Once we had sufficient groundswell of opinion, then even President Bush of the US felt he had to agree, that Guantanamo should be shut and that more generally people should be treated fairly. Our analysis was never that President Bush would close Guantanamo that would be too much of an admission of wrong doing, but we did analyse that we could create the public space for the next administration to be comfortable with the idea of closure, especially with the and then what work we carried out. We needed to establish what would be acceptable after closure treatment for all of Guantanamo's inmates in terms of where they would be sent, fair and open trials and so on. We also began researching and reporting on other sites in other countries around the world where so called war on terror detainees are being held without rights, that they should fall under the same standards, that inmates would be given safe return, open trials etc.. By working on these scenarios ahead of formal commitment to close Guantanamo we created the means for our aim to come true.
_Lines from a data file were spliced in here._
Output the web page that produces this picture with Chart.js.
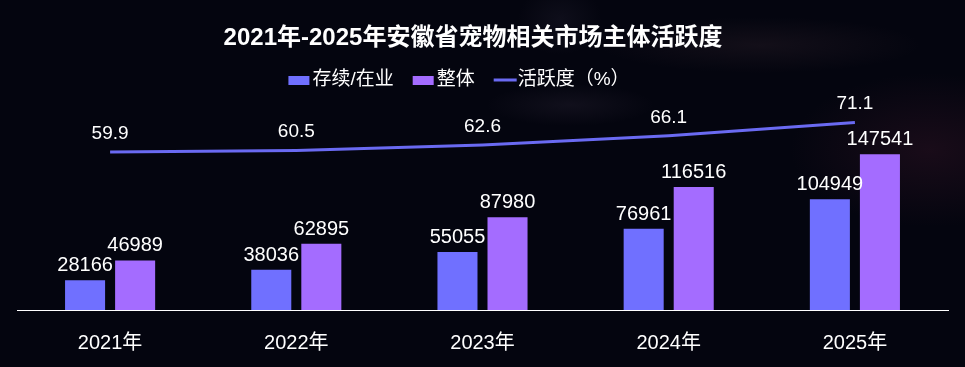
<!DOCTYPE html>
<html>
<head>
<meta charset="utf-8">
<script src="https://cdn.jsdelivr.net/npm/chart.js@4"></script>
<style>
  html,body{margin:0;padding:0;}
  body{
    width:965px;height:367px;overflow:hidden;
    background:
      radial-gradient(ellipse 200px 110px at 930px 150px, rgba(100,35,60,0.22), rgba(0,0,0,0) 70%),
      radial-gradient(ellipse 230px 40px at 760px 45px, rgba(120,80,90,0.13), rgba(0,0,0,0) 70%),
      radial-gradient(ellipse 120px 30px at 570px 105px, rgba(110,90,120,0.12), rgba(0,0,0,0) 70%),
      radial-gradient(ellipse 60px 50px at 560px 20px, rgba(90,80,110,0.12), rgba(0,0,0,0) 70%),
      #04050f;
  }
  #wrap{position:relative;width:965px;height:367px;}
</style>
</head>
<body>
<div id="wrap"><canvas id="chart" width="965" height="367"></canvas></div>
<script>
/* DATA */
const years = ["2021年","2022年","2023年","2024年","2025年"];
const survive = [28166, 38036, 55055, 76961, 104949];
const total = [46989, 62895, 87980, 116516, 147541];
const activity = [59.9, 60.5, 62.6, 66.1, 71.1];

const titleText = "2021年-2025年安徽省宠物相关市场主体活跃度";
const FONT = "'Liberation Sans', Arial, 'Noto Sans CJK SC', sans-serif";

/* value labels above bars and points */
const valueLabels = {
  id:"valueLabels",
  afterDatasetsDraw(chart){
    const ctx = chart.ctx;
    ctx.save();
    ctx.fillStyle = "#ffffff";
    ctx.textAlign = "center";
    ctx.textBaseline = "alphabetic";
    chart.data.datasets.forEach((ds, i)=>{
      const meta = chart.getDatasetMeta(i);
      meta.data.forEach((el, j)=>{
        if(ds.type === "line"){
          ctx.font = "19px " + FONT;
          ctx.fillText(ds.data[j].toFixed(1), el.x, el.y - 13);
        } else {
          ctx.font = "20px " + FONT;
          ctx.fillText(String(ds.data[j]), el.x, el.y - 9);
        }
      });
    });
    ctx.restore();
  }
};

/* title + legend */
const header = {
  id:"header",
  afterDraw(chart){
    const ctx = chart.ctx;
    ctx.save();
    ctx.fillStyle = "#ffffff";
    ctx.textBaseline = "middle";
    ctx.textAlign = "center";
    ctx.font = "bold 24px " + FONT;
    ctx.fillText(titleText, 473, 38);

    ctx.font = "19px " + FONT;
    ctx.textAlign = "left";
    const items = chart.data.datasets.map(ds=>({
      text: ds.label, color: ds.type === "line" ? ds.borderColor : ds.backgroundColor, line: ds.type === "line"
    }));
    let w = 0;
    items.forEach((it, i)=>{ w += 21 + 3 + ctx.measureText(it.text).width + (i ? 19 : 0); });
    let x = 459 - w/2;
    items.forEach(it=>{
      if(it.line){
        ctx.strokeStyle = it.color;
        ctx.lineWidth = 3;
        ctx.beginPath();
        ctx.moveTo(x, 80); ctx.lineTo(x + 23, 80);
        ctx.stroke();
      } else {
        ctx.fillStyle = it.color;
        ctx.fillRect(x, 76, 21, 9);
      }
      ctx.fillStyle = "#ffffff";
      ctx.fillText(it.text, x + 24, 80);
      x += 24 + ctx.measureText(it.text).width + 19;
    });
    ctx.restore();
  }
};

new Chart(document.getElementById("chart"), {
  data:{
    labels: years,
    datasets:[
      {
        type:"bar", label:"存续/在业", data: survive, yAxisID:"y",
        backgroundColor:"#7070ff", categoryPercentage:0.5376, barPercentage:0.8, order:1
      },
      {
        type:"bar", label:"整体", data: total, yAxisID:"y",
        backgroundColor:"#a46cff", categoryPercentage:0.5376, barPercentage:0.8, order:1
      },
      {
        type:"line", label:"活跃度（%）", data: activity, yAxisID:"y1",
        borderColor:"#6a6af2", backgroundColor:"#6a6af2", borderWidth:3,
        pointRadius:0, tension:0, order:0
      }
    ]
  },
  options:{
    responsive:false,
    animation:false,
    layout:{ padding:{ top:99, left:17, right:17, bottom:15 } },
    plugins:{
      legend:{ display:false },
      title:{ display:false },
      tooltip:{ enabled:false }
    },
    scales:{
      x:{
        grid:{ display:false },
        border:{ display:true, color:"#ffffff", width:1 },
        ticks:{ color:"#ffffff", padding:13, font:{ size:20, family:FONT } },
        afterFit(scale){ scale.height = 42; }
      },
      y:{ display:false, min:0, max:200000 },
      y1:{ display:false, min:0, max:80, position:"right" }
    }
  },
  plugins:[valueLabels, header]
});
</script>
</body>
</html>
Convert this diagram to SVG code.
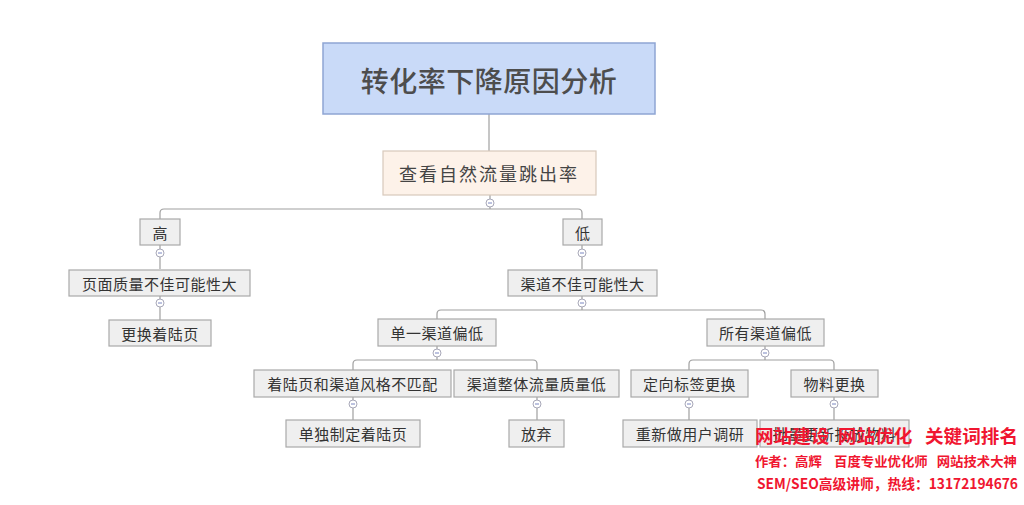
<svg xmlns="http://www.w3.org/2000/svg" width="1024" height="505" viewBox="0 0 1024 505">
<style>
.n rect{fill:#efefef;stroke:#a9a9a9;stroke-width:1.2}
.n text{font-family:"Noto Sans CJK SC",sans-serif;font-size:15px;fill:#333;text-anchor:middle;dominant-baseline:central}
.c path{fill:none;stroke:#a0a0a0;stroke-width:1.2}
.m circle{fill:#fff;stroke:#a8a8b8;stroke-width:1}
.m path{stroke:#7a86c0;stroke-width:1}
.w{font-family:"Noto Sans CJK SC",sans-serif;fill:#f01630;font-weight:bold}
</style>
<rect width="1024" height="505" fill="#fff"/>
<g class="c" id="connectors">
<path d="M489,114V151"/>
<path d="M490,195V199M490,207V209M160,219V213Q160,209 164,209H578Q582,209 582,213V219"/>
<path d="M160,245V249M160,257V269"/>
<path d="M160,296V299M160,307V320"/>
<path d="M582,245V249M582,257V269"/>
<path d="M582,296V299M582,307V310M437,319V314Q437,310 441,310H761Q765,310 765,314V319"/>
<path d="M437,346V349M437,357V360M353,370V364Q353,360 357,360H533Q537,360 537,364V370"/>
<path d="M765,346V349M765,357V360M689,370V364Q689,360 693,360H830Q834,360 834,364V370"/>
<path d="M353,397V400M353,408V420"/>
<path d="M537,397V400M537,408V420"/>
<path d="M689,397V400M689,408V420"/>
<path d="M834,397V400M834,408V420"/>
</g>
<g class="m" id="toggles">
<g><circle cx="490" cy="203" r="4"/><path d="M488,203H492"/></g>
<g><circle cx="160" cy="253" r="4"/><path d="M158,253H162"/></g>
<g><circle cx="160" cy="303" r="4"/><path d="M158,303H162"/></g>
<g><circle cx="582" cy="253" r="4"/><path d="M580,253H584"/></g>
<g><circle cx="582" cy="303" r="4"/><path d="M580,303H584"/></g>
<g><circle cx="437" cy="353" r="4"/><path d="M435,353H439"/></g>
<g><circle cx="765" cy="353" r="4"/><path d="M763,353H767"/></g>
<g><circle cx="353" cy="404" r="4"/><path d="M351,404H355"/></g>
<g><circle cx="537" cy="404" r="4"/><path d="M535,404H539"/></g>
<g><circle cx="689" cy="404" r="4"/><path d="M687,404H691"/></g>
<g><circle cx="834" cy="404" r="4"/><path d="M832,404H836"/></g>
</g>
<g id="root">
<rect x="323" y="43" width="332" height="71" fill="#c9daf8" stroke="#8ea5d3" stroke-width="1.5"/>
<text x="489" y="80" font-family="Noto Sans CJK SC,sans-serif" font-size="28" font-weight="500" fill="#4d4d4d" text-anchor="middle" dominant-baseline="central" letter-spacing="0.5">转化率下降原因分析</text>
</g>
<g id="n1">
<rect x="383" y="151" width="213" height="44" fill="#fdf2e9" stroke="#d8c9bb" stroke-width="1.2"/>
<text x="489" y="173" font-family="Noto Sans CJK SC,sans-serif" font-size="18" fill="#444" text-anchor="middle" dominant-baseline="central" letter-spacing="2">查看自然流量跳出率</text>
</g>
<g class="n" id="n-high"><rect x="140" y="219" width="40" height="26"/><text x="160" y="232">高</text></g>
<g class="n" id="n-high-1"><rect x="69" y="270" width="181" height="26"/><text x="159.5" y="283" letter-spacing="0.5">页面质量不佳可能性大</text></g>
<g class="n" id="n-high-2"><rect x="109" y="320" width="102" height="26"/><text x="160" y="333" letter-spacing="0.5">更换着陆页</text></g>
<g class="n" id="n-low"><rect x="563" y="219" width="39" height="26"/><text x="582.5" y="232">低</text></g>
<g class="n" id="n-low-1"><rect x="508" y="270" width="149" height="26"/><text x="582.5" y="283" letter-spacing="0.5">渠道不佳可能性大</text></g>
<g class="n" id="n-single"><rect x="378" y="319" width="118" height="27"/><text x="437" y="332.5" letter-spacing="0.5">单一渠道偏低</text></g>
<g class="n" id="n-all"><rect x="707" y="319" width="117" height="27"/><text x="765.5" y="332.5" letter-spacing="0.5">所有渠道偏低</text></g>
<g class="n" id="n-style"><rect x="254" y="370" width="197" height="27"/><text x="352.5" y="383.5" letter-spacing="0.5">着陆页和渠道风格不匹配</text></g>
<g class="n" id="n-quality"><rect x="454" y="370" width="165" height="27"/><text x="536.5" y="383.5" letter-spacing="0.5">渠道整体流量质量低</text></g>
<g class="n" id="n-target"><rect x="631" y="370" width="117" height="27"/><text x="689.5" y="383.5" letter-spacing="0.5">定向标签更换</text></g>
<g class="n" id="n-material"><rect x="791" y="370" width="87" height="27"/><text x="834.5" y="383.5" letter-spacing="0.5">物料更换</text></g>
<g class="n" id="n-landing"><rect x="286" y="420" width="134" height="27"/><text x="353" y="433.5" letter-spacing="0.5">单独制定着陆页</text></g>
<g class="n" id="n-abandon"><rect x="509" y="420" width="55" height="27"/><text x="536.5" y="433.5" letter-spacing="0.5">放弃</text></g>
<g class="n" id="n-research"><rect x="623" y="420" width="134" height="27"/><text x="690" y="433.5" letter-spacing="0.5">重新做用户调研</text></g>
<g class="n" id="n-batch"><rect x="760" y="420" width="149" height="27"/><text x="834.5" y="433.5" letter-spacing="0.5">批量更新投放物料</text></g>
<g id="watermark">
<text class="w" x="755" y="443" font-size="18" textLength="263" lengthAdjust="spacingAndGlyphs" xml:space="preserve">网站建设  网站优化   关键词排名</text>
<text class="w" x="755" y="466" font-size="13" font-weight="normal" textLength="262" lengthAdjust="spacingAndGlyphs" xml:space="preserve">作者：高辉    百度专业优化师   网站技术大神</text>
<text class="w" x="757" y="489" font-size="14" textLength="261" lengthAdjust="spacingAndGlyphs">SEM/SEO高级讲师，热线：13172194676</text>
</g>
</svg>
We are now researching these other sites and advocating for access by Red Cross and other human rights organisations and lawyers. We built a 12 point plan around these points and sought to have the document endorsed by Paliamentarians from around the world. So far we have over 1300 endorsements. We then brought this document to the US and into meetings with House and Senate leaders. We had also been running a campaign within the US and through these moves now have the three front runners for the Presidency each agreed to close Guantanamo if elected, and one of whom has agreed to full restoration of habeas corpus for those detainees (currently denied these rights in the US). Certainly they were pressured into this, but equally important they were made comfortable with the idea of closing Gunatanamo because the way forward was well mapped out for them and they could see that closing Guantanamo would help to distance themselves from the current administration which has done so much damage to America's good name across the globe.